I regularly get factory refurbished or open box items from reputable companies. They often have a good return policy. Open 4k Blu-ray player from Best buy via ebay, Asus Chromebook factory refurbished via Amazon. Couple of items that I had to return were a toaster oven that had a loose door handle that the trim made impossible to tighten but Amazon had UPS stop and pickup and sent another as soon as it was shown as picked up and a miss labeled set of truck headlights. Reputable retailers make the experience easy. Don't abuse the return policy as I hear that Amazon now tracks abusers
If you have a MicroCenter in your area, their returns rack is a great source for deals if you find something you need on it.
Avoid returned stuff at Fry's though, They'll re-shrinkwrap stuff and throw it back on the shelf without any sort of testing, and not necessarily even mark it as a return.

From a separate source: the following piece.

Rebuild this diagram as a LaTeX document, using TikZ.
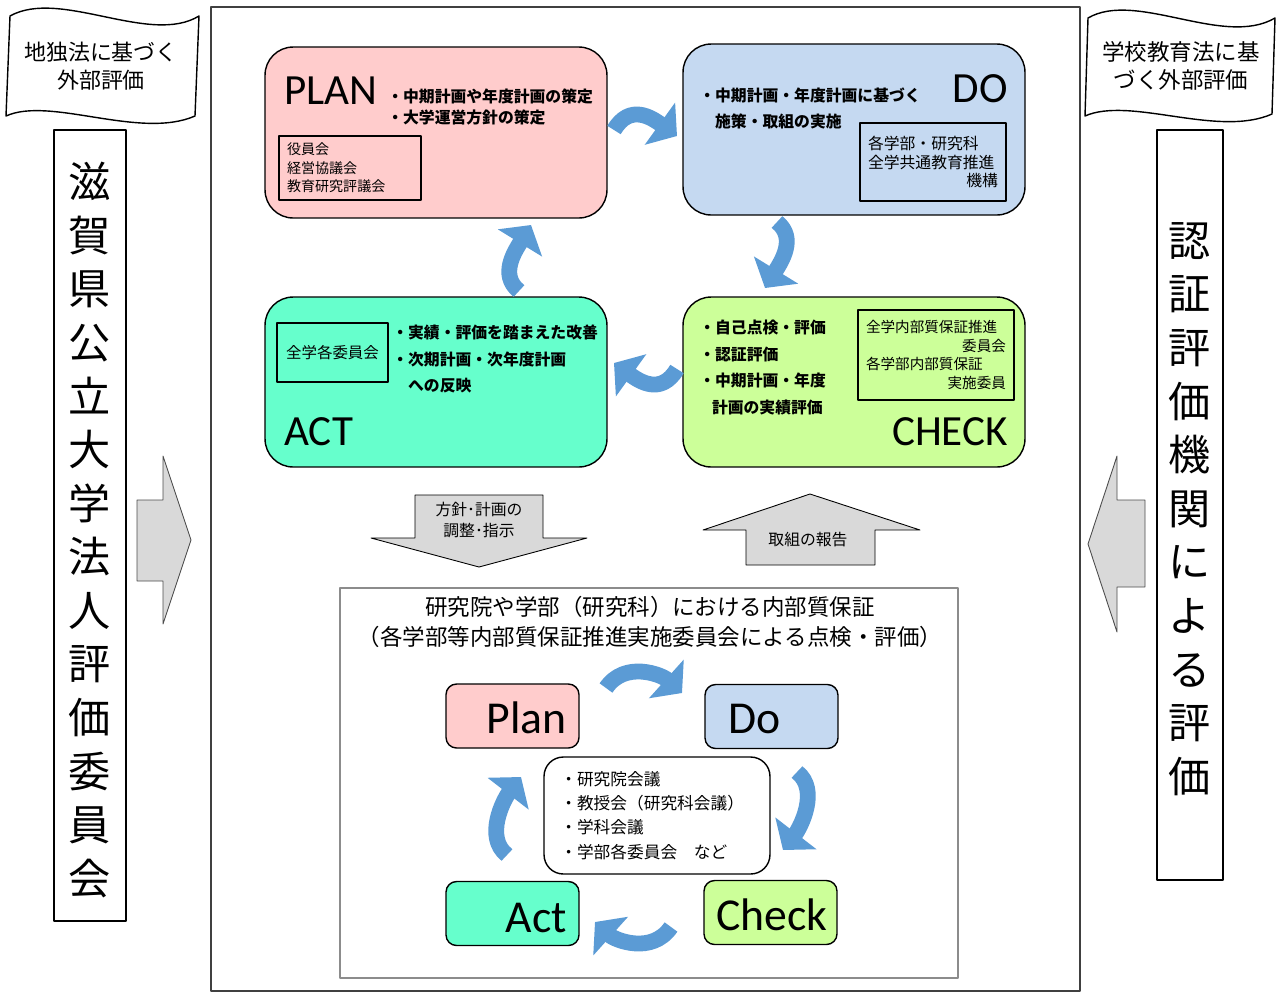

Got a great deal from Amazon on a Lens from their Warehouse Deals. The box was damaged was all. Saved $64
Good advice/comment arkansan4ever.
I regularly buy only open box electronics. However, I make sure all the accessories are in the box and that the standard warranty is applicable. I have never had an issue with a single item. I do try to avoid 'refurbished' unless it specifically says 'refurbished by manufacturer.' For some sellers (especially on eBay) refurbished means blowing dust off the product. If you prefer Apple products, I would recommend going to the Apple site and checking out their 'Refurbished and Clearance' section. I've seen older products up to 31% off and they come with the normal Apple warranty. The normal discount is 7-9%.